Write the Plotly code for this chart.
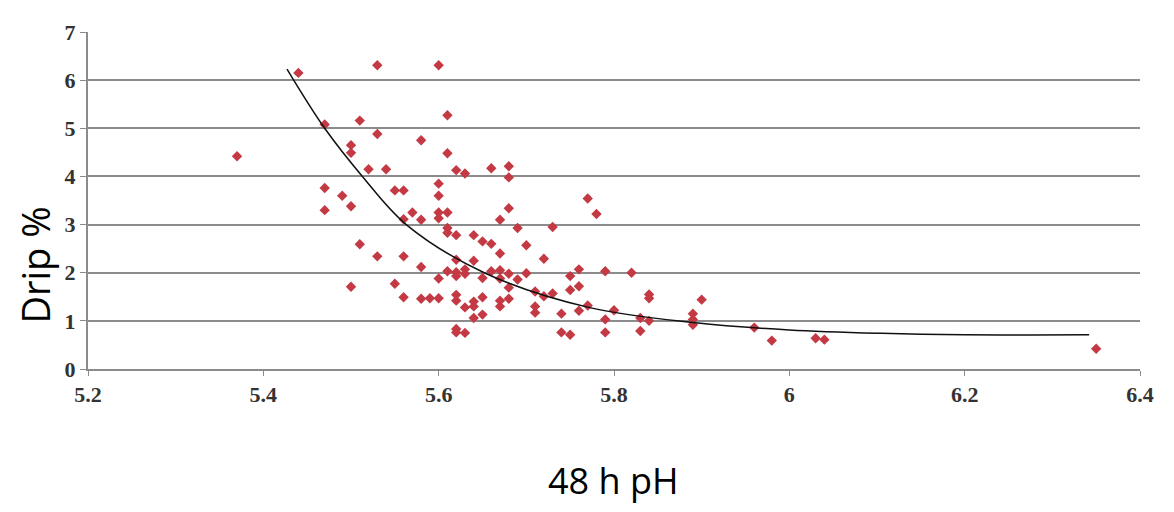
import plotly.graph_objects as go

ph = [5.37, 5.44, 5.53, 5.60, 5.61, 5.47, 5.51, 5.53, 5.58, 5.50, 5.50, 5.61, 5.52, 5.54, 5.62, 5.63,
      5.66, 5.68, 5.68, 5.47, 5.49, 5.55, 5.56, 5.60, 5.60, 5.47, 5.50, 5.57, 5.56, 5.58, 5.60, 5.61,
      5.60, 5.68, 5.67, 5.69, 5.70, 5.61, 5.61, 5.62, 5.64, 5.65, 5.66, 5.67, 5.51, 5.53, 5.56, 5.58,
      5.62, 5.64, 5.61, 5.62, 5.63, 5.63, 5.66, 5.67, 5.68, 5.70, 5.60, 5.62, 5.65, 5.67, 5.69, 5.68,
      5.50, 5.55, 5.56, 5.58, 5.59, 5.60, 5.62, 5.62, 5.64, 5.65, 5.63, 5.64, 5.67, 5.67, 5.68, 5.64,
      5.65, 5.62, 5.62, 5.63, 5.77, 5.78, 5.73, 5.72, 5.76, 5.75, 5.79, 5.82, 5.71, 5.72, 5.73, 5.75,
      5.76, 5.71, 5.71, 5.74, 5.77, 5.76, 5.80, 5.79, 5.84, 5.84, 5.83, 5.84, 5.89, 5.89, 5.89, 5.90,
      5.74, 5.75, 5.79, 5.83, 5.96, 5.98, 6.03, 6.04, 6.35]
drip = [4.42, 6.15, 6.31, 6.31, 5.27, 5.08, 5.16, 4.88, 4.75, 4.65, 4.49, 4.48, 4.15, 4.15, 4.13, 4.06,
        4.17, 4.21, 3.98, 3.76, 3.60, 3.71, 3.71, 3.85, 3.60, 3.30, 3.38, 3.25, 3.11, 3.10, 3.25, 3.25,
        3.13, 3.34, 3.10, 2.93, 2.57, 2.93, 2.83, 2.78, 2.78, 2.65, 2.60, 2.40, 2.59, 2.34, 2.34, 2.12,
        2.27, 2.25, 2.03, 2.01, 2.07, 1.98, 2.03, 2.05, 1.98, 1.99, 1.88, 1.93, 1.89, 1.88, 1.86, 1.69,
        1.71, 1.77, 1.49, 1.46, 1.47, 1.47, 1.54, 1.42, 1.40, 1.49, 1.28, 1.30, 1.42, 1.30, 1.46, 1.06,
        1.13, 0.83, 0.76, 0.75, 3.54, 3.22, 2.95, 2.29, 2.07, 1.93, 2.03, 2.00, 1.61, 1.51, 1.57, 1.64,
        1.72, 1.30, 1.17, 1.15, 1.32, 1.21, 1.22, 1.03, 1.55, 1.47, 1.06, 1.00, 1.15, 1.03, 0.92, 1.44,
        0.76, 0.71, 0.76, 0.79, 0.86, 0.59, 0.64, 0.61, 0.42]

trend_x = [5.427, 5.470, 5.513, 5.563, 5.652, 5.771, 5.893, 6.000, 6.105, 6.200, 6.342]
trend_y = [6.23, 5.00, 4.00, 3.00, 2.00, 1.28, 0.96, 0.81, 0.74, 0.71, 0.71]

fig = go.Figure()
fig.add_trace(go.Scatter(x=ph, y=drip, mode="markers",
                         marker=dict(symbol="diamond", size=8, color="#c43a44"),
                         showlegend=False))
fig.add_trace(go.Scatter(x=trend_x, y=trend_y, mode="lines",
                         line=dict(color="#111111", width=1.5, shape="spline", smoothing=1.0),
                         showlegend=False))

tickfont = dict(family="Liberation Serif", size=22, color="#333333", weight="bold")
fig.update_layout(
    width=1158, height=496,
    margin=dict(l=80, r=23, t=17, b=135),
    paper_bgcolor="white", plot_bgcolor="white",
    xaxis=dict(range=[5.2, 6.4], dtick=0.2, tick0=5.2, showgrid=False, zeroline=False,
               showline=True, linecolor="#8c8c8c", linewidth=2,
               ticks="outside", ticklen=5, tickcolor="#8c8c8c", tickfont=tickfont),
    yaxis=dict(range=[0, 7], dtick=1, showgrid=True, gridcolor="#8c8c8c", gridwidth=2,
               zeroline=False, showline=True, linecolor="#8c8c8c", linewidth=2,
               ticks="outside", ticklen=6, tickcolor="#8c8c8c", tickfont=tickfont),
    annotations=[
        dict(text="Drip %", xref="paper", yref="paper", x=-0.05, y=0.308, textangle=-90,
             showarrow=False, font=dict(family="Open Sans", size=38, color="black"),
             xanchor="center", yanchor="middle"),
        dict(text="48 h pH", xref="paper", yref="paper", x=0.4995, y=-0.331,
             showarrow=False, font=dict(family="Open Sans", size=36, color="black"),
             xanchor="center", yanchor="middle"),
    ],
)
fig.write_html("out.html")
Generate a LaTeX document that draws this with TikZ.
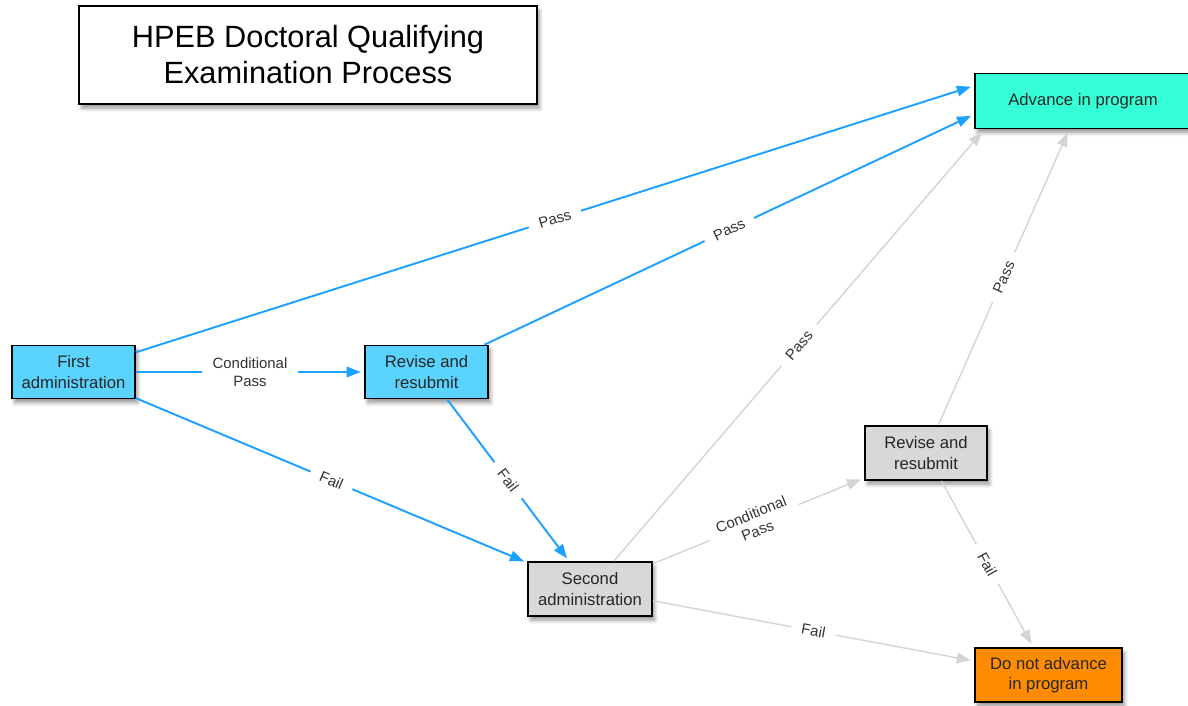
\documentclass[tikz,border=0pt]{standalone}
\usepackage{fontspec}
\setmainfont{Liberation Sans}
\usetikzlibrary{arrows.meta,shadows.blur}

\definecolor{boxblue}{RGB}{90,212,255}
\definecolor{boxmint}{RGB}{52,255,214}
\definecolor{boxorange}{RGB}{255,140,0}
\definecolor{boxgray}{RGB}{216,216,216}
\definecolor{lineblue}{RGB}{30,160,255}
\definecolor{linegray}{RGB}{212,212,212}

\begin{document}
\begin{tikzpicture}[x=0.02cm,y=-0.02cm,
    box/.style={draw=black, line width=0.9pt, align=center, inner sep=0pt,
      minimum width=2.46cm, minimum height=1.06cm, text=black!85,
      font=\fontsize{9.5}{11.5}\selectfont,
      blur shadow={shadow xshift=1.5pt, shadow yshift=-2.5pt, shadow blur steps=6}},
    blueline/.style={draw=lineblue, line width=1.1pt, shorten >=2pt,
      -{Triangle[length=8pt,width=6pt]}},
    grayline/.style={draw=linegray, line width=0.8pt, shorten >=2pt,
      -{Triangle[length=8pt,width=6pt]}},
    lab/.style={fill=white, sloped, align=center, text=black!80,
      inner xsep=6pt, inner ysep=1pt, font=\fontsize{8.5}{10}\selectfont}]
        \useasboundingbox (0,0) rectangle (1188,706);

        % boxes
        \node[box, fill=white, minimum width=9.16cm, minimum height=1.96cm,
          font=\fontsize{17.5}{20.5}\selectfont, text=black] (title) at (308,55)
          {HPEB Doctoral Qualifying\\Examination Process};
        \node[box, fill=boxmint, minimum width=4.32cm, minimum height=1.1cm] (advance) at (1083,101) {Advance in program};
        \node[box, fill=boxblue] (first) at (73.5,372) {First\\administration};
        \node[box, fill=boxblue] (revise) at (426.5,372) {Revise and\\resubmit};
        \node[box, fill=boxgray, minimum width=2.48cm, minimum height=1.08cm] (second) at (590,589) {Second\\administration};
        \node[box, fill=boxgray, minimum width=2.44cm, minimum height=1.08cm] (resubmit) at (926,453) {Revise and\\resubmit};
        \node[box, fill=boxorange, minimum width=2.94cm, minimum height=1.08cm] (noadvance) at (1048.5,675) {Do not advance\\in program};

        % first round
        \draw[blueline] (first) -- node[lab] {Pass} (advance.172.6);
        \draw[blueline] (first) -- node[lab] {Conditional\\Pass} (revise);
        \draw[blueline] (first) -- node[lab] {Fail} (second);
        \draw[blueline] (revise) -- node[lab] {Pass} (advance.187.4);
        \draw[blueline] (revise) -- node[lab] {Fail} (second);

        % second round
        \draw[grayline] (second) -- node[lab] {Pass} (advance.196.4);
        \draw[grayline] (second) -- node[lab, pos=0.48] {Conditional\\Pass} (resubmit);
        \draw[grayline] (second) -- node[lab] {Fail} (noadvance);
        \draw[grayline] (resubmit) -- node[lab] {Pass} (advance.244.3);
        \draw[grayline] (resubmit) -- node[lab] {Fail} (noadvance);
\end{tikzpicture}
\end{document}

****

• **Goal**
Repeat the material above word for word, please, apart from its images.

• **Correct answer**
Write the Plotly code for this chart.
import plotly.graph_objects as go

ph = [5.37, 5.44, 5.53, 5.60, 5.61, 5.47, 5.51, 5.53, 5.58, 5.50, 5.50, 5.61, 5.52, 5.54, 5.62, 5.63,
      5.66, 5.68, 5.68, 5.47, 5.49, 5.55, 5.56, 5.60, 5.60, 5.47, 5.50, 5.57, 5.56, 5.58, 5.60, 5.61,
      5.60, 5.68, 5.67, 5.69, 5.70, 5.61, 5.61, 5.62, 5.64, 5.65, 5.66, 5.67, 5.51, 5.53, 5.56, 5.58,
      5.62, 5.64, 5.61, 5.62, 5.63, 5.63, 5.66, 5.67, 5.68, 5.70, 5.60, 5.62, 5.65, 5.67, 5.69, 5.68,
      5.50, 5.55, 5.56, 5.58, 5.59, 5.60, 5.62, 5.62, 5.64, 5.65, 5.63, 5.64, 5.67, 5.67, 5.68, 5.64,
      5.65, 5.62, 5.62, 5.63, 5.77, 5.78, 5.73, 5.72, 5.76, 5.75, 5.79, 5.82, 5.71, 5.72, 5.73, 5.75,
      5.76, 5.71, 5.71, 5.74, 5.77, 5.76, 5.80, 5.79, 5.84, 5.84, 5.83, 5.84, 5.89, 5.89, 5.89, 5.90,
      5.74, 5.75, 5.79, 5.83, 5.96, 5.98, 6.03, 6.04, 6.35]
drip = [4.42, 6.15, 6.31, 6.31, 5.27, 5.08, 5.16, 4.88, 4.75, 4.65, 4.49, 4.48, 4.15, 4.15, 4.13, 4.06,
        4.17, 4.21, 3.98, 3.76, 3.60, 3.71, 3.71, 3.85, 3.60, 3.30, 3.38, 3.25, 3.11, 3.10, 3.25, 3.25,
        3.13, 3.34, 3.10, 2.93, 2.57, 2.93, 2.83, 2.78, 2.78, 2.65, 2.60, 2.40, 2.59, 2.34, 2.34, 2.12,
        2.27, 2.25, 2.03, 2.01, 2.07, 1.98, 2.03, 2.05, 1.98, 1.99, 1.88, 1.93, 1.89, 1.88, 1.86, 1.69,
        1.71, 1.77, 1.49, 1.46, 1.47, 1.47, 1.54, 1.42, 1.40, 1.49, 1.28, 1.30, 1.42, 1.30, 1.46, 1.06,
        1.13, 0.83, 0.76, 0.75, 3.54, 3.22, 2.95, 2.29, 2.07, 1.93, 2.03, 2.00, 1.61, 1.51, 1.57, 1.64,
        1.72, 1.30, 1.17, 1.15, 1.32, 1.21, 1.22, 1.03, 1.55, 1.47, 1.06, 1.00, 1.15, 1.03, 0.92, 1.44,
        0.76, 0.71, 0.76, 0.79, 0.86, 0.59, 0.64, 0.61, 0.42]

trend_x = [5.427, 5.470, 5.513, 5.563, 5.652, 5.771, 5.893, 6.000, 6.105, 6.200, 6.342]
trend_y = [6.23, 5.00, 4.00, 3.00, 2.00, 1.28, 0.96, 0.81, 0.74, 0.71, 0.71]

fig = go.Figure()
fig.add_trace(go.Scatter(x=ph, y=drip, mode="markers",
                         marker=dict(symbol="diamond", size=8, color="#c43a44"),
                         showlegend=False))
fig.add_trace(go.Scatter(x=trend_x, y=trend_y, mode="lines",
                         line=dict(color="#111111", width=1.5, shape="spline", smoothing=1.0),
                         showlegend=False))

tickfont = dict(family="Liberation Serif", size=22, color="#333333", weight="bold")
fig.update_layout(
    width=1158, height=496,
    margin=dict(l=80, r=23, t=17, b=135),
    paper_bgcolor="white", plot_bgcolor="white",
    xaxis=dict(range=[5.2, 6.4], dtick=0.2, tick0=5.2, showgrid=False, zeroline=False,
               showline=True, linecolor="#8c8c8c", linewidth=2,
               ticks="outside", ticklen=5, tickcolor="#8c8c8c", tickfont=tickfont),
    yaxis=dict(range=[0, 7], dtick=1, showgrid=True, gridcolor="#8c8c8c", gridwidth=2,
               zeroline=False, showline=True, linecolor="#8c8c8c", linewidth=2,
               ticks="outside", ticklen=6, tickcolor="#8c8c8c", tickfont=tickfont),
    annotations=[
        dict(text="Drip %", xref="paper", yref="paper", x=-0.05, y=0.308, textangle=-90,
             showarrow=False, font=dict(family="Open Sans", size=38, color="black"),
             xanchor="center", yanchor="middle"),
        dict(text="48 h pH", xref="paper", yref="paper", x=0.4995, y=-0.331,
             showarrow=False, font=dict(family="Open Sans", size=36, color="black"),
             xanchor="center", yanchor="middle"),
    ],
)
fig.write_html("out.html")
Generate a LaTeX document that draws this with TikZ.
\documentclass[tikz,border=0pt]{standalone}
\usepackage{fontspec}
\setmainfont{Liberation Sans}
\usetikzlibrary{arrows.meta,shadows.blur}

\definecolor{boxblue}{RGB}{90,212,255}
\definecolor{boxmint}{RGB}{52,255,214}
\definecolor{boxorange}{RGB}{255,140,0}
\definecolor{boxgray}{RGB}{216,216,216}
\definecolor{lineblue}{RGB}{30,160,255}
\definecolor{linegray}{RGB}{212,212,212}

\begin{document}
\begin{tikzpicture}[x=0.02cm,y=-0.02cm,
    box/.style={draw=black, line width=0.9pt, align=center, inner sep=0pt,
      minimum width=2.46cm, minimum height=1.06cm, text=black!85,
      font=\fontsize{9.5}{11.5}\selectfont,
      blur shadow={shadow xshift=1.5pt, shadow yshift=-2.5pt, shadow blur steps=6}},
    blueline/.style={draw=lineblue, line width=1.1pt, shorten >=2pt,
      -{Triangle[length=8pt,width=6pt]}},
    grayline/.style={draw=linegray, line width=0.8pt, shorten >=2pt,
      -{Triangle[length=8pt,width=6pt]}},
    lab/.style={fill=white, sloped, align=center, text=black!80,
      inner xsep=6pt, inner ysep=1pt, font=\fontsize{8.5}{10}\selectfont}]
        \useasboundingbox (0,0) rectangle (1188,706);

        % boxes
        \node[box, fill=white, minimum width=9.16cm, minimum height=1.96cm,
          font=\fontsize{17.5}{20.5}\selectfont, text=black] (title) at (308,55)
          {HPEB Doctoral Qualifying\\Examination Process};
        \node[box, fill=boxmint, minimum width=4.32cm, minimum height=1.1cm] (advance) at (1083,101) {Advance in program};
        \node[box, fill=boxblue] (first) at (73.5,372) {First\\administration};
        \node[box, fill=boxblue] (revise) at (426.5,372) {Revise and\\resubmit};
        \node[box, fill=boxgray, minimum width=2.48cm, minimum height=1.08cm] (second) at (590,589) {Second\\administration};
        \node[box, fill=boxgray, minimum width=2.44cm, minimum height=1.08cm] (resubmit) at (926,453) {Revise and\\resubmit};
        \node[box, fill=boxorange, minimum width=2.94cm, minimum height=1.08cm] (noadvance) at (1048.5,675) {Do not advance\\in program};

        % first round
        \draw[blueline] (first) -- node[lab] {Pass} (advance.172.6);
        \draw[blueline] (first) -- node[lab] {Conditional\\Pass} (revise);
        \draw[blueline] (first) -- node[lab] {Fail} (second);
        \draw[blueline] (revise) -- node[lab] {Pass} (advance.187.4);
        \draw[blueline] (revise) -- node[lab] {Fail} (second);

        % second round
        \draw[grayline] (second) -- node[lab] {Pass} (advance.196.4);
        \draw[grayline] (second) -- node[lab, pos=0.48] {Conditional\\Pass} (resubmit);
        \draw[grayline] (second) -- node[lab] {Fail} (noadvance);
        \draw[grayline] (resubmit) -- node[lab] {Pass} (advance.244.3);
        \draw[grayline] (resubmit) -- node[lab] {Fail} (noadvance);
\end{tikzpicture}
\end{document}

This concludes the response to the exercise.